If UK were to address these challenges, secure the benefits and insulate the growing risks, we need to look again at Space in the round and recognise its criticality to the UK, drive harder towards joint programmes, and expand our engagement overseas. Allies and Partners are banking on this, adversaries fear it and industry is waiting. The mechanisms to achieve this represent a programme for Defence Space, in the national interest, which includes:


· Refreshed National and Defence Space Strategies to focus requirements, coalesce partners, mobilise capital, and deliver dual use;

· Adoption of a national unifying Space purpose, such as to ‘Make Space a safer place’ drawing on all the areas where UK has a leading Global advantage;

· Stimulation of a novel approach to capability planning, investment, and capital to realise more output from a more diverse investors base;

· Reinforcement of the UK’s leading position in the development of space law at the UN, to protect the Earth, its orbits, the Cis-Lunar environment, and regions beyond;

· Secure a Global lead in Space war gaming drawing on our strong synthetics, digital and gaming sector, and Oxford Quantum community;

· Convene industry, agencies, and commerce in Space commerce gaming to identify risks, assure launches and orbits, frame Cis-Lunar activity, and test legal statutes;

· Analysis to explore how we might take full advantage of our national, overseas, and dependent territories’ geography and then develop plans to exploit it;

· Lead CSpO in responsive space launch for short-notice, highly responsive, small satellite replacement, maintenance, repair, or refuelling launch capability;

· Converge MOD-DSIT-BEIS interests in IOSM to establish a Global lead in active debris removal for commerce and military applications; &

· Corral nations into capability alliances to allow more nations to contribute and ensure Defence was not the sole investor in these programmes (a JEF for Space).

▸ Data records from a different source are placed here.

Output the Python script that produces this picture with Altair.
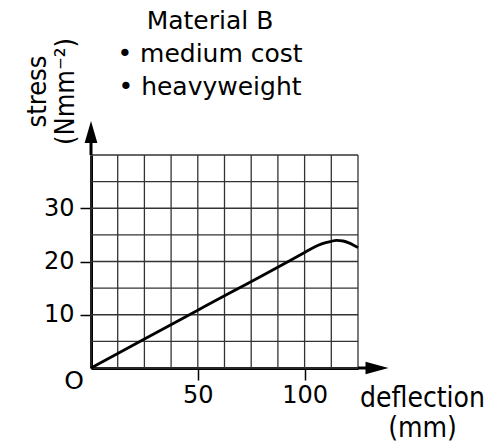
import altair as alt
import pandas as pd

# ---- data ----
deflection_mm = [0, 50, 100, 104, 108, 112, 115, 118, 121, 123, 125]
stress_nmm2 = [0, 10.85, 21.7, 22.6, 23.3, 23.75, 23.95, 23.85, 23.45, 23.05, 22.6]

grid_x = [0, 12.5, 25, 37.5, 50, 62.5, 75, 87.5, 100, 112.5, 125]
grid_y = [0, 5, 10, 15, 20, 25, 30, 35, 40]
x_ticks = [50, 100]
y_ticks = [10, 20, 30]
header_lines = ["Material B", "• medium cost", "• heavyweight"]
x_title = ["deflection", "(mm)"]
y_title = ["stress", "(Nmm⁻²)"]
origin_label = ["O"]

FONT = "DejaVu Sans"
FONT_C = "DejaVu Sans Condensed"
W, H = 267, 213

xs = alt.Scale(domain=[0, 125], nice=False, zero=False)
ys = alt.Scale(domain=[0, 40], nice=False, zero=False)

x_axis = alt.Axis(
    values=x_ticks, grid=False, domain=True, domainColor="black", domainWidth=3,
    ticks=True, tickSize=12, tickColor="black", tickWidth=1.5,
    labelFont=FONT, labelFontSize=24, labelColor="black", labelPadding=3,
    title=x_title, titleFont=FONT_C, titleFontSize=28, titleFontWeight="normal",
    titleColor="black", titleAlign="center", titleBaseline="alphabetic",
    titleAngle=0, titleX=331, titleY=38, titleLineHeight=30,
)
y_axis = alt.Axis(
    values=y_ticks, grid=False, domain=True, domainColor="black", domainWidth=3,
    ticks=True, tickSize=11, tickColor="black", tickWidth=1.5,
    labelFont=FONT, labelFontSize=24, labelColor="black", labelPadding=6,
    title=y_title, titleFont=FONT_C, titleFontSize=27, titleFontWeight="normal",
    titleColor="black", titleAlign="center", titleBaseline="alphabetic",
    titleAngle=270, titleX=-46, titleY=-64, titleLineHeight=28,
)

grid_v = alt.Chart(pd.DataFrame({"gx": grid_x})).mark_rule(
    color="#333333", strokeWidth=1.3
).encode(x=alt.X("gx:Q", scale=xs, axis=x_axis))

grid_h = alt.Chart(pd.DataFrame({"gy": grid_y})).mark_rule(
    color="#333333", strokeWidth=1.3
).encode(y=alt.Y("gy:Q", scale=ys, axis=y_axis))

curve = alt.Chart(pd.DataFrame({"deflection": deflection_mm, "stress": stress_nmm2})).mark_line(
    color="black", strokeWidth=2.8, interpolate="monotone"
).encode(
    x=alt.X("deflection:Q", scale=xs, axis=x_axis),
    y=alt.Y("stress:Q", scale=ys, axis=y_axis),
)

origin = alt.Chart(pd.DataFrame({"deflection": [0], "stress": [0], "lab": origin_label})).mark_text(
    font=FONT, fontSize=25, color="black", dx=-17, dy=13, align="center", baseline="middle"
).encode(
    x=alt.X("deflection:Q", scale=xs, axis=x_axis),
    y=alt.Y("stress:Q", scale=ys, axis=y_axis),
    text="lab:N",
)

one = pd.DataFrame({"k": [0]})

y_ext = alt.Chart(one).mark_rule(color="black", strokeWidth=3).encode(
    x=alt.value(0), y=alt.value(0), y2=alt.value(-14)
)
x_ext = alt.Chart(one).mark_rule(color="black", strokeWidth=3).encode(
    x=alt.value(W), x2=alt.value(W + 9), y=alt.value(H)
)
y_arrow = alt.Chart(one).mark_point(
    shape="M0,-1L0.58,1L-0.58,1Z", size=484, filled=True, color="black", opacity=1, strokeWidth=0
).encode(x=alt.value(0), y=alt.value(-23))
x_arrow = alt.Chart(one).mark_point(
    shape="M1,0L-1,0.55L-1,-0.55Z", size=529, filled=True, color="black", opacity=1, strokeWidth=0
).encode(x=alt.value(286), y=alt.value(H))

header = alt.Chart(pd.DataFrame({"label": ["\n".join(header_lines)]})).mark_text(
    font=FONT, fontSize=25, color="black", align="center", baseline="alphabetic",
    lineBreak="\n", lineHeight=33,
).encode(x=alt.value(119), y=alt.value(-126), text="label:N")

chart = alt.layer(
    grid_v, grid_h, curve, origin, y_ext, x_ext, y_arrow, x_arrow, header
).properties(
    width=W, height=H, autosize="none",
    padding={"left": 83, "top": 147, "right": 127, "bottom": 76},
    background="white",
).configure_view(stroke=None)

chart.save("out.html", embed_options={"renderer": "svg", "actions": False})
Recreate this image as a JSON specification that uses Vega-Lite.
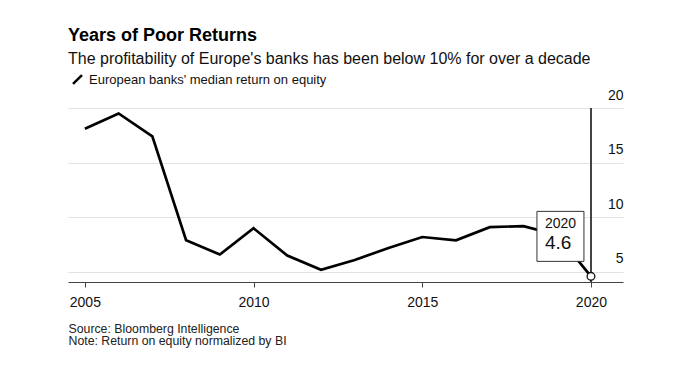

Much more detail exists on all these proposals – aims, benefits, risks, enabling actions, costs (people, time, finance, authorities), and plans – we simply need to choose to take this path. Its striking that these choices could be accessed at broadly no additional cost; instead, investment in cognitive evolution, leadership clarity, position papers, policy precision, detailed plans, requirement compromise, acquisition convergence, and a higher broader perspective are required. Space is bigger than Defence, but this isn’t obvious from activity or plans. If we choose this path, some enabling steps are also necessary to glue all this together and establish the necessary momentum; these include:


· Stronger Government space function – a secretariat from the Space bodies;

· Resource Space Command – fill the gapped posts;

· Stronger HMG governance – Boards and bodies with targets, tempo, and teeth;

· Aligned national requirements – HMG, not Department, outcomes;

· Decisive HMG teams – inter-Departmental delivery teams; &

· Accelerated acquisition – sole source, less bidding, and quicker contract awards.


Space needs more energy if we are to remain with leading allies, match adversaries, protect interests, and help shape how everything else connects and works. A programme for Defence Space, in the national interest, is the place to start.